Happily, Beer's ship didn't sail in vain, as the experience
gave her plenty of ideas for songs. When the ship reached
its final stop in Japan, Beer bought a four-track recorder
and spent the last ten days at sea recording eight songs,
reproducing them one at a time and selling them on board before
reaching dry land and the U.S. When she did arrive back in
Boulder, she and Masisak went to work on Cherry Tree.

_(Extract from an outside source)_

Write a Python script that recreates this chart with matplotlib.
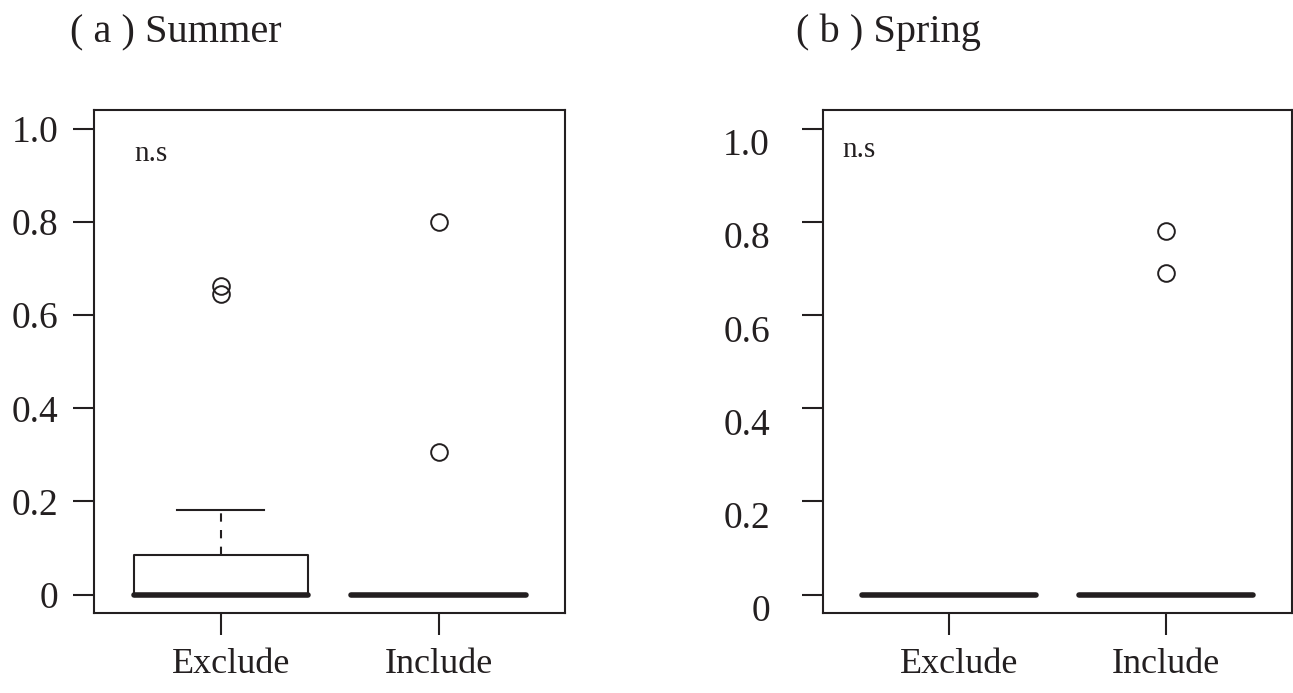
import matplotlib
matplotlib.use('Agg')
import matplotlib.pyplot as plt
import matplotlib.transforms as mtransforms

plt.rcParams['font.family'] = ['Liberation Serif', 'DejaVu Serif']
INK = '#231f20'

groups = ['Exclude', 'Include']
titles = ['( a ) Summer', '( b ) Spring']
yticks = [0, 0.2, 0.4, 0.6, 0.8, 1.0]
ytick_labels = ['0', '0.2', '0.4', '0.6', '0.8', '1.0']

# summer: box stats per group (Exclude, Include)
summer_q1 = [0.0, 0.0]
summer_med = [0.0, 0.0]
summer_q3 = [0.086, 0.0]
summer_whislo = [0.0, 0.0]
summer_whishi = [0.182, 0.0]
summer_fliers = [[0.645, 0.662], [0.307, 0.800]]

# spring
spring_q1 = [0.0, 0.0]
spring_med = [0.0, 0.0]
spring_q3 = [0.0, 0.0]
spring_whislo = [0.0, 0.0]
spring_whishi = [0.0, 0.0]
spring_fliers = [[], [0.691, 0.781]]


def make_stats(q1, med, q3, lo, hi, fl):
    return [dict(q1=q1[i], med=med[i], q3=q3[i], whislo=lo[i], whishi=hi[i],
                 fliers=fl[i]) for i in range(len(groups))]


panels = [
    make_stats(summer_q1, summer_med, summer_q3, summer_whislo, summer_whishi, summer_fliers),
    make_stats(spring_q1, spring_med, spring_q3, spring_whislo, spring_whishi, spring_fliers),
]

W, H = 1293, 693
fig = plt.figure(figsize=(W / 100, H / 100), dpi=100)

# axes boxes in pixels: left, bottom(from top), width, top
boxes = [(94.3, 613.3, 470.7, 110), (822.7, 613.3, 469.5, 110)]
ns_pos = [(0.605, 0.93), (0.51, 0.94)]
ylab_pad = [11, 23]
title_x = [70, 796]

for k, (stats, box) in enumerate(zip(panels, boxes)):
    l, b, w, t = box
    ax = fig.add_axes([l / W, (H - b) / H, w / W, (b - t) / H])
    ax.bxp(stats, positions=[1, 2], widths=0.8, capwidths=0.4,
           boxprops=dict(color=INK, linewidth=1.5),
           whiskerprops=dict(color=INK, linewidth=1.5, linestyle=(0, (4, 4))),
           capprops=dict(color=INK, linewidth=1.5),
           medianprops=dict(color=INK, linewidth=4, solid_capstyle='round'),
           flierprops=dict(marker='o', markerfacecolor='none', markeredgecolor=INK,
                           markersize=12, markeredgewidth=1.4))
    ax.set_xlim(0.42, 2.58)
    ax.set_ylim(-0.04, 1.04)
    ax.set_yticks(yticks)
    ax.set_yticklabels(ytick_labels)
    ax.set_xticks([1, 2])
    ax.set_xticklabels(groups)
    for s in ax.spines.values():
        s.set_linewidth(1.5)
        s.set_color(INK)
    ax.tick_params(axis='y', direction='out', length=15, width=1.5, color=INK,
                   labelsize=27, pad=ylab_pad[k], labelcolor=INK)
    ax.tick_params(axis='x', direction='out', length=16, width=1.5, color=INK,
                   labelsize=26, pad=9, labelcolor=INK)
    if k == 1:
        for lab in ax.get_yticklabels():
            lab.set_verticalalignment('top')
    # Exclude label sits a little right of its tick
    lab = ax.get_xticklabels()[0]
    lab.set_transform(lab.get_transform() +
                      mtransforms.ScaledTranslation(10 / 100, 0, fig.dpi_scale_trans))
    ax.text(ns_pos[k][0], ns_pos[k][1], 'n.s', fontsize=21, color=INK,
            ha='left', va='baseline')
    fig.text(title_x[k] / W, 1 - 42 / H, titles[k], fontsize=29, color=INK,
             ha='left', va='baseline')

fig.savefig('out.png', dpi=100)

(The disc is available at Bart's CD Cellar and Warehouse Music
in Boulder or through the Underworld at P.O. Box 1653, Boulder,
CO 80306.)
The past year has been a busy one for
Beer. In May, she graduated from CU as well as from Boulder's
coffeehouse circuit, moving to a slot with Women From Mars,
a rotating collective of women artists who perform in the
Denver / Boulder area. The group's current compilation includes
a track from Cherry Tree. This summer, Beer and her
band performed before a hefty crowd at the Fillmore Auditorium
as the opening act for Joan Armatrading, and on October 4
she will perform live on radio station KGNU in Boulder. She's
also getting feelers from a few major-label A&R people,
thanks in part to help from local singer / songwriter Celeste
Krenze and her husband, Bob Tyler.
In September Beer will begin working
with independent filmmaker D.K. Scheffer on his new film,
A Thousand Buddhas, which will be filmed locally. Beer
will have an acting role in the flick, and songs from Cherry
Tree will appear on the soundtrack. Meanwhile, she's thinking
positively, despite suggestions from allies and industry types
that she pick up the pace of her songbook and "meet the
listener halfway" by making her sound a bit more accessible.
"I feel like it's the same story I heard at Juilliard,
just being retold," she says. "I wouldn't know how
to write songs from that place. How would I go about doing
that?"
Beer is also considering another major
career move: changing her name. "Every time I say my
name, somebody has some smart-aleck remark," she says,
"and half the time, they don't think it's my real name.
Like, why would anybody choose the name Beer? And I think
the things that are associated with beer - barbecues, frat
parties and football - are so incongruous with my music. But
it is my real name, and if anything, what I want to do is
portray real experiences, so I decided to keep it, even though
it might cause a little flak."
But what about the merchandising opportunities
here? Why not capitalize on the surname with, say, a bottle
version of "Marie Beer?" She laughs. "I don't
know, I haven't really thought about it," she says. "Besides,
with some of the subjects of my songs, I'm not sure any brewer
would want to be associated with me. But there is something
kind of twisted about that, isn't there?"